[Start Task data]

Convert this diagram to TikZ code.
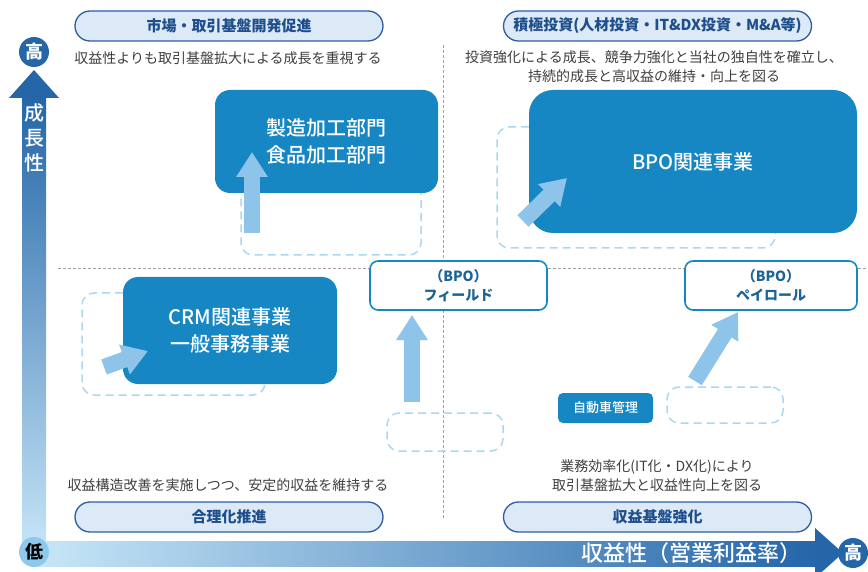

[End Task data]
[Start Task data]

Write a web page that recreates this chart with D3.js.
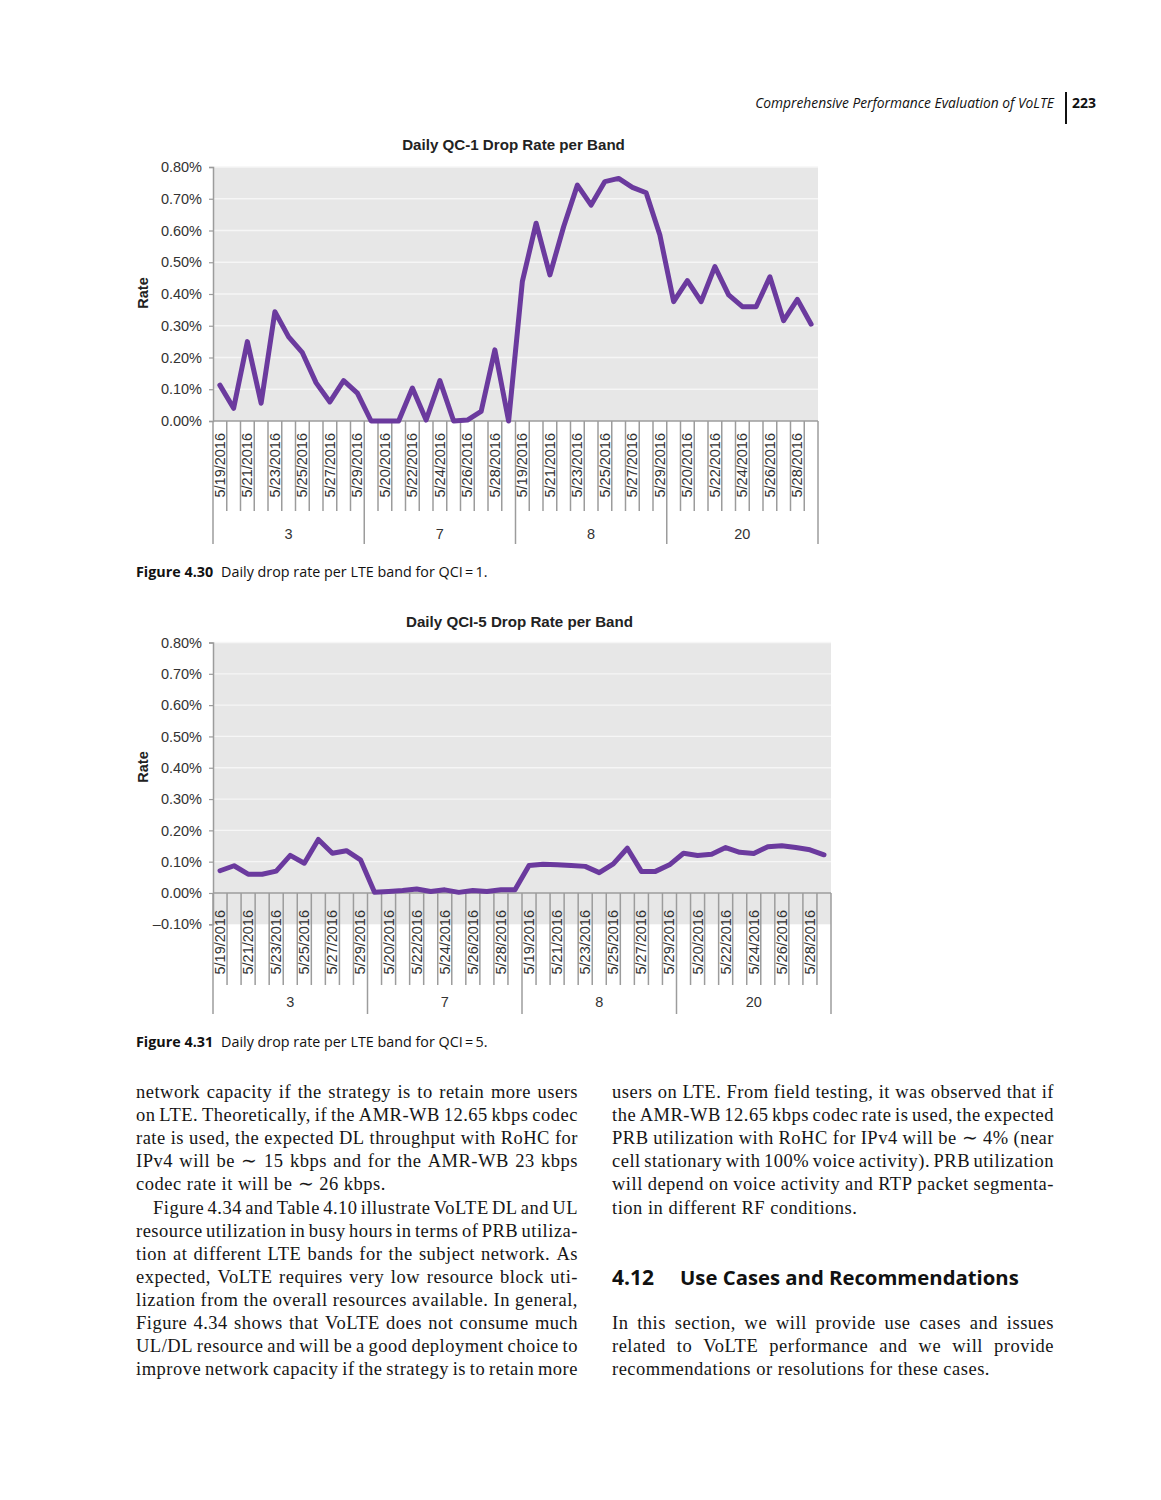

[End Task data]
[Start Task data]

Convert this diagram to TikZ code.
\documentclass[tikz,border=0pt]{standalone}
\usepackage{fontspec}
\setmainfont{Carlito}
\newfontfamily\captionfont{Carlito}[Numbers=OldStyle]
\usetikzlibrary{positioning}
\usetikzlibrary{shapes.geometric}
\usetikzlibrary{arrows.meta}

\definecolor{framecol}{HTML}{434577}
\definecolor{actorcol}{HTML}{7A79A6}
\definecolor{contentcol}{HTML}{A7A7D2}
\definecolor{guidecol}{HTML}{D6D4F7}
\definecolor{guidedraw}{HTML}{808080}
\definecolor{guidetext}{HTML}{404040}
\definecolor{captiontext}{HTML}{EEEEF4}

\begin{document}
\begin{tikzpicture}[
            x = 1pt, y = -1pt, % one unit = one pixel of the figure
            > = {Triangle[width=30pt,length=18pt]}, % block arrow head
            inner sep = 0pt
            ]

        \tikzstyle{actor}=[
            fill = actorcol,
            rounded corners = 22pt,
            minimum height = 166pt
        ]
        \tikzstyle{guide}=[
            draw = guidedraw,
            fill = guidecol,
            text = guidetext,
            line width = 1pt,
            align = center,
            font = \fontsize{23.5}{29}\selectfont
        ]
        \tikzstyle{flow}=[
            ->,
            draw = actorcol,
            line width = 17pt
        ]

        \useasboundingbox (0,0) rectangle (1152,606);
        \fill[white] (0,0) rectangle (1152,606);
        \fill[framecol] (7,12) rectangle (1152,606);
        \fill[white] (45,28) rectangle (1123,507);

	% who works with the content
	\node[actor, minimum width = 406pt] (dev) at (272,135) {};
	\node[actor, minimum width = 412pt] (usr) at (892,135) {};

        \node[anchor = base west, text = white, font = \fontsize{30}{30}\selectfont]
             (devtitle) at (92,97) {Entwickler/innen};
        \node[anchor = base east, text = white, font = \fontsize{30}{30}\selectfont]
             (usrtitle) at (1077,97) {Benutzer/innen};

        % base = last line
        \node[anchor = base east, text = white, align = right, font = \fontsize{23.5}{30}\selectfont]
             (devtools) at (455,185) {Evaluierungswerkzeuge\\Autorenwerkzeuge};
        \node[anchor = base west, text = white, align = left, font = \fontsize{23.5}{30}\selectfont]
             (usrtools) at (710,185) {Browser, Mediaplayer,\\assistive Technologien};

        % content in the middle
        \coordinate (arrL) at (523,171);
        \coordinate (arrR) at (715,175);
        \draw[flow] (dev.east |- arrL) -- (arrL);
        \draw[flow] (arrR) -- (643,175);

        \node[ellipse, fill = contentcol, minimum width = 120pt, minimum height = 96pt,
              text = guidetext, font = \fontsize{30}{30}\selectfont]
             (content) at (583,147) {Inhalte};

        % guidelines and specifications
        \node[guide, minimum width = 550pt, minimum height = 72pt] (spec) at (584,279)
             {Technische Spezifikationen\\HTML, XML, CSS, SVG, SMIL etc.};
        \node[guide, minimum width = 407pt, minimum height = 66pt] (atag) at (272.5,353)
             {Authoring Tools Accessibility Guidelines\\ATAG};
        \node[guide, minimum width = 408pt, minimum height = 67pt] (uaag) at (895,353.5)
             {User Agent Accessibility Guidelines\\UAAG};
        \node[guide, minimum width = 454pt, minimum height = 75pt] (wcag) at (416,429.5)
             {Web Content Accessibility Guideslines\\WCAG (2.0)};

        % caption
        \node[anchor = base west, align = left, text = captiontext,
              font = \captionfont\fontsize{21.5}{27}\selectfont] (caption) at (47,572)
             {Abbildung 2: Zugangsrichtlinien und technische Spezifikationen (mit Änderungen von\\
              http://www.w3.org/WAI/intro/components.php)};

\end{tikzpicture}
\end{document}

[End Task data]

> **What the exercise asks**
Count every line in the data that contains the word "with", then give that count and nothing else.

> **Answer to this problem**
2